Saqueos, robos y demandas sociales

Cinco años atrás comencé a escribir sobre los cambios políticos y sociales que nuestro país requería, para perfeccionar el sistema democrático y hacerlo más justo, más abarcador. Mis planteamientos eran profundos, pues me daba cuenta meridianamente que en Chile se cometían abusos en todos los ámbitos, y de manera más palpable en el campo laboral.
No fue difícil para mí llegar a estas conclusiones pues mis estudios en economía y filosofía me han dado una capacidad de análisis que no todos poseen. Pero además, he tenido la fortuna de vivir por cerca de 20 años en países tan diversos como Estados Unidos, India, Austria, España, Suiza, o la antigua Yugoslavia. En comparación con muchas de estas naciones, el sistema chileno adolece de graves imperfecciones que las grandes mayorías no estuvieron dispuestas a seguir tolerando. Y aparecieron las demandas sociales, las marchas, y también la violencia.
La gente quiere cambios, y están llegando. Algunos dicen que con "cuentagotas", otros se quejan de que vamos demasiado rápido, o que simplemente no son necesarios. Yo, por mi parte, creo que las demandas sociales son justas y anheladas, prioritariamente las que dicen relación con pensiones, salarios, salud, igualdades más amplias, y la constitución. Pero una cosa son estas demandas, y otra muy distinta son las agresiones de una turba enfurecida, los robos, saqueos intencionales, la quema de nuestra infraestructura más preciada, la destrucción de monumentos nacionales.
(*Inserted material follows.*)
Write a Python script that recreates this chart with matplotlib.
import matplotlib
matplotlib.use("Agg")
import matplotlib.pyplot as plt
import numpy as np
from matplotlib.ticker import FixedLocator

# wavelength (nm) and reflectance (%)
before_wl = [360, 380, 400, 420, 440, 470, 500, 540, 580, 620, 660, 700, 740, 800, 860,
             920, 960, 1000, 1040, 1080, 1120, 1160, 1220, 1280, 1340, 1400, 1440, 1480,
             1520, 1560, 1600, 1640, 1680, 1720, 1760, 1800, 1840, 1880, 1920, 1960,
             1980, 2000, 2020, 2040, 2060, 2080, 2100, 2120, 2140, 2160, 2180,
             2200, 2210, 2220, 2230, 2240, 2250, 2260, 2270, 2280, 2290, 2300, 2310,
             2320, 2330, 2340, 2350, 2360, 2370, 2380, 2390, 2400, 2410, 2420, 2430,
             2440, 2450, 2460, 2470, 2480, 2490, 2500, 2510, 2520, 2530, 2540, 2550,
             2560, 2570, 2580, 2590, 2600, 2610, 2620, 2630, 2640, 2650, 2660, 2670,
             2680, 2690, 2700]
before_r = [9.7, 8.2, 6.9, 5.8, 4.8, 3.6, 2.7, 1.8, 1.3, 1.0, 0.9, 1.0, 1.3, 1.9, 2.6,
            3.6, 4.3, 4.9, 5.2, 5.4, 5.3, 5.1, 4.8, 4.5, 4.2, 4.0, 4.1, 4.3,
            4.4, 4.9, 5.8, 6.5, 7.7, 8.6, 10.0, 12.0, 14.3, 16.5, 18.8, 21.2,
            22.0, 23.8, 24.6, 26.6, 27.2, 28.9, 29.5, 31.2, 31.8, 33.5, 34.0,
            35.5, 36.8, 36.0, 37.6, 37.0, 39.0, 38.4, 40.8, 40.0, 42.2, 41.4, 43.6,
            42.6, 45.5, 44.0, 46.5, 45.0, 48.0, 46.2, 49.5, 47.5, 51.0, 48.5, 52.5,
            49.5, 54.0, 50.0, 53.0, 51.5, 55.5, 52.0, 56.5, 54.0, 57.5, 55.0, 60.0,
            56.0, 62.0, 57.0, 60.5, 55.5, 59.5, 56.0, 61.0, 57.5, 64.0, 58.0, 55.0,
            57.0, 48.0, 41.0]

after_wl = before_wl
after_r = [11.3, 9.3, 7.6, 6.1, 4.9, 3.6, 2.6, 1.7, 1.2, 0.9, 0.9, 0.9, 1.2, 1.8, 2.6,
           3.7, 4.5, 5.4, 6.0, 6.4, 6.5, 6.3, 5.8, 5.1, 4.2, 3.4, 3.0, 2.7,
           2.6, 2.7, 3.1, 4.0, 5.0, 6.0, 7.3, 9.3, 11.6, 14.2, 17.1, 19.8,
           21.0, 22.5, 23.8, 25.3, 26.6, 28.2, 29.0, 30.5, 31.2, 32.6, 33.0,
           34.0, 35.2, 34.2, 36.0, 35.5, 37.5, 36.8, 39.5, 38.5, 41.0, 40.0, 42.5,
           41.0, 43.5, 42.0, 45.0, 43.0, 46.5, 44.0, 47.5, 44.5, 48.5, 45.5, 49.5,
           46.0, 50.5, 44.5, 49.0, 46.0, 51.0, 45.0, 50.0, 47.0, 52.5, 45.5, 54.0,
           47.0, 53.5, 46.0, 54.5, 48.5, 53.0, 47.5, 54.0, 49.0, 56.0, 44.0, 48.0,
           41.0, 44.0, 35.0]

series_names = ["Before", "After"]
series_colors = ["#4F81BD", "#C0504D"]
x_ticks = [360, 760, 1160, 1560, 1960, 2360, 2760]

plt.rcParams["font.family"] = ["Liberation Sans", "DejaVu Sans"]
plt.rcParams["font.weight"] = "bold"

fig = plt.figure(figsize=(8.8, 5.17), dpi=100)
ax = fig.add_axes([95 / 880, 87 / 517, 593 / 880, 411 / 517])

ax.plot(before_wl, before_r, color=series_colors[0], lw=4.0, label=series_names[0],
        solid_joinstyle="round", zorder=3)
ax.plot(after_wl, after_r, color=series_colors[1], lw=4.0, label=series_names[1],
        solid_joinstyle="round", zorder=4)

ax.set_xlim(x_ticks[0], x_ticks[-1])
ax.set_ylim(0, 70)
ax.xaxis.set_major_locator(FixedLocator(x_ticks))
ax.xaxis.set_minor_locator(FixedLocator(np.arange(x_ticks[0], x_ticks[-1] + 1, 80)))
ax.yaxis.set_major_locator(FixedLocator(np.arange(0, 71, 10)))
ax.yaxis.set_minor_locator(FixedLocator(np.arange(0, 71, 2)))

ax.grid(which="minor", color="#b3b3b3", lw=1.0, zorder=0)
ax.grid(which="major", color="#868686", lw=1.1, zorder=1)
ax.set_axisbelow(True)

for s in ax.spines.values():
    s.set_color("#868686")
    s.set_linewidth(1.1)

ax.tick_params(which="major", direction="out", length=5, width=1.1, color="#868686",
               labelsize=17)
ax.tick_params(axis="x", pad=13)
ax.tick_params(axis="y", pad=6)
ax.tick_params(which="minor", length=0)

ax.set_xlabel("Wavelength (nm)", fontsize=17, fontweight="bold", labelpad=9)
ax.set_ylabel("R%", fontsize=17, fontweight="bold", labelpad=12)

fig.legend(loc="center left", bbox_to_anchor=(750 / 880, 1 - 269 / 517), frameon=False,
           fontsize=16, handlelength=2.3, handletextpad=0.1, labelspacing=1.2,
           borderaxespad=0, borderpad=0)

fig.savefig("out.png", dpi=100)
Asaltar y robar amparándose en una muchedumbre no tiene nada que ver con el cambio social, todo lo contrario, está directamente opuesto a él pues es su antítesis, representa un degradación humana. Durante mi larga experiencia en el extranjero, nunca me tocó presenciar situaciones como las que he visto acá en los últimos meses. No sólo simbolizan una grave falencia moral, sino que también una bajeza que no tiene nombre y que condeno sin ambages; repruebo a quienes cometen esos actos y a quienes los propician. En Estados Unidos observé protestas de gente de raza negra muy violentas, pero jamás con el grado de destrucción chileno. Allá no desvalijaban los negocios y tiendas de sus propios barrios, no destruían una estatua de Lincoln o una iglesia Metodista. Existe una línea roja que no estaban dispuestos a sobrepasar, y yo mejor que muchos conozco estos temas pues visitaba sus guetos, iba a sus restaurantes de noche, conversaba y compartía con ellos.
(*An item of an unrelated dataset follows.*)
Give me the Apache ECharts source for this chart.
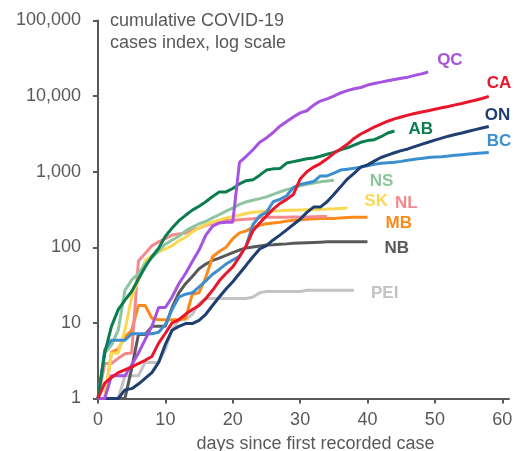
<!DOCTYPE html>
<html><head><meta charset="utf-8">
<script src="https://cdn.jsdelivr.net/npm/echarts@6/dist/echarts.min.js"></script>
<style>html,body{margin:0;padding:0;background:#fff}#c{width:517px;height:451px}</style>
</head><body><div id="c"></div>
<script>
// tick labels
const xTicks = [0, 10, 20, 30, 40, 50, 60];
const yTicks = [1, 10, 100, 1000, 10000, 100000];

// series: cumulative cases index by day since first recorded case
const QC = [1,1,2,2,2,2.8,4,6,9,16,16,22,33,45,65,92,145,190,210,215,215,1330,1600,1950,2450,2800,3300,4000,4600,5300,6000,6400,7600,8600,9200,10000,11000,11800,12500,13000,14000,14700,15300,16000,16600,17200,17800,18800,19700,20800];
const CA = [1,1.6,1.9,2.2,2.4,2.6,2.9,3.2,3.6,5.4,7.3,10,11,13,15,17,21,27,36,45,55,75,105,165,210,260,320,380,430,500,800,1000,1150,1280,1480,1750,2000,2300,2750,3150,3500,3900,4250,4650,5000,5300,5600,5900,6150,6400,6700,7000,7300,7650,8000,8400,8800,9300,9900];
const ON = [1,1,1,1,1.3,1.35,1.55,1.85,2.2,3.0,5.2,8,9,9.8,9.8,10.8,13,17,22,28,35,45,58,75,95,105,125,145,170,200,235,290,340,340,400,500,630,800,950,1150,1230,1380,1540,1660,1780,1900,2000,2150,2300,2450,2620,2780,2950,3100,3250,3420,3600,3780,3970];
const BC = [1,4.4,5.9,5.9,5.9,7.2,7.2,7.2,7.2,7.5,9.5,15,22,24,25,30,36,44,51,60,68,76,105,200,260,290,400,430,480,620,680,710,740,880,880,960,1050,1080,1110,1150,1200,1250,1290,1310,1330,1370,1420,1460,1500,1540,1560,1580,1610,1650,1680,1710,1740,1770,1800];
const AB = [1,4,9,15,20,26,38,55,75,97,140,180,225,265,310,350,400,470,540,540,600,690,760,780,900,1050,1090,1100,1300,1360,1420,1480,1520,1600,1700,1800,1950,2070,2250,2450,2580,2650,2900,3250,3450];
const NS = [1,4,5.1,8,27,37,45,60,73,90,110,125,140,165,185,205,220,245,270,300,330,370,400,420,440,465,500,540,580,610,650,680,710,735,755,770];
const SK = [1,1,4,4,8,22,37,66,78,87,95,105,122,135,160,180,200,215,230,245,255,265,280,290,295,300,303,305,308,310,312,314,315,318,320,323,327,330];
const NL = [1,2.9,2.9,3.4,3.9,4,66,83,105,118,130,145,150,155,168,180,195,207,225,228,228,232,235,238,245,250,250,250,250,252,252,252,254,255,256];
const MB = [1,1,4.1,4.5,6.5,8,17,17,11.5,11,11,11,11,11.5,24,25,40,75,88,100,130,155,165,185,195,205,210,214,222,228,232,235,238,240,240,241,245,248,250,250,250];
const NB = [1,1,1,1,1,2.5,7,7,9,9,9,16,25,33,41,52,60,67,72,78,85,92,98,101,104,107,108,110,111,113,114,115,116,117,118,118,118,118,118,118,118];
const PEI = [1,1,1,1,2,2,2,3,3,3,4.5,8,11,11,13,18,21,21,21,21,21,21,21,22,25,26,26,26,26,26,26,27,27,27,27,27,27,27,27];

const names = ['PEI','NB','MB','NL','SK','NS','BC','ON','AB','QC','CA'];
const seriesData = [PEI, NB, MB, NL, SK, NS, BC, ON, AB, QC, CA];
const colors = ['#c3c3c3','#595959','#fb8a1b','#f4898d','#fbd853','#8cc59e','#3b8fcf','#1f3f73','#0b7d4f','#a653e2','#e9172c'];
const labelOffsets = [[17,3],[17,6],[18,6],[68,-13],[17,-7],[36,1],[-2,-11],[-4,-11],[14,-2],[9,-12],[-2,-13]];

const FONT = 'Liberation Sans, Arial, Helvetica, sans-serif';
const GREY = '#595959';

const chart = echarts.init(document.getElementById('c'), null, {renderer: 'canvas'});
chart.setOption({
  animation: false,
  backgroundColor: '#ffffff',
  title: {
    text: 'cumulative COVID-19\ncases index, log scale',
    left: 110, top: 10, padding: 0,
    textStyle: {fontFamily: FONT, fontSize: 18, fontWeight: 'normal', color: GREY, lineHeight: 22}
  },
  grid: {left: 98, right: 8, top: 20.5, bottom: 52.5, containLabel: false, outerBoundsMode: 'none'},
  xAxis: {
    type: 'value', min: 0, max: 61,
    name: 'days since first recorded case',
    nameLocation: 'middle', nameGap: 37,
    nameTextStyle: {fontFamily: FONT, fontSize: 18, color: GREY, padding: [0, 0, 0, 24]},
    axisLine: {show: true, lineStyle: {color: GREY, width: 2}},
    axisTick: {show: true, length: 5, lineStyle: {color: GREY, width: 2}, customValues: xTicks},
    axisLabel: {fontFamily: FONT, fontSize: 18, color: GREY, margin: 13, customValues: xTicks},
    splitLine: {show: false}
  },
  yAxis: {
    type: 'log', logBase: 10, min: 1, max: 100000,
    axisLine: {show: true, lineStyle: {color: GREY, width: 2}},
    axisTick: {show: true, length: 5, lineStyle: {color: GREY, width: 2}, customValues: yTicks},
    axisLabel: {fontFamily: FONT, fontSize: 18, color: GREY, margin: 17, customValues: yTicks,
      formatter: v => Number(v).toLocaleString('en-US')},
    splitLine: {show: false}
  },
  series: names.map((n, i) => ({
    name: n,
    type: 'line',
    showSymbol: false,
    symbol: 'none',
    smooth: false,
    data: seriesData[i].map((v, d) => [d, v]),
    lineStyle: {color: colors[i], width: 3},
    itemStyle: {color: colors[i]},
    endLabel: {
      show: true, formatter: n, distance: 0, offset: labelOffsets[i],
      align: 'left', verticalAlign: 'middle',
      fontFamily: FONT, fontSize: 17, fontWeight: 'bold', color: colors[i]
    },
    emphasis: {disabled: true}
  }))
});
</script></body></html>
Hay límites que no se deben superar, y ciertamente en el Chile de las últimas semanas los hemos pasado a llevar con demasiada frecuencia, los hemos pisoteado. No se le puede echar la culpa al Estado de nuestra manera de actuar en masa, como parte de una turba. Tampoco es culpa de las instituciones de orden y seguridad. Lo que está en el ADN de nuestro pueblo supera las vicisitudes de un gobierno dado, de una reunión multitudinaria o de una coyuntura política. Es la esencia de lo nuestro la que ha salido a flote; es el oportunismo para hacerse de lo que no nos pertenece, aprovechando el caos generado por la violencia, y propiciándola desde la oscuridad. Todo lo cual ha significado un amargo "aterrizaje".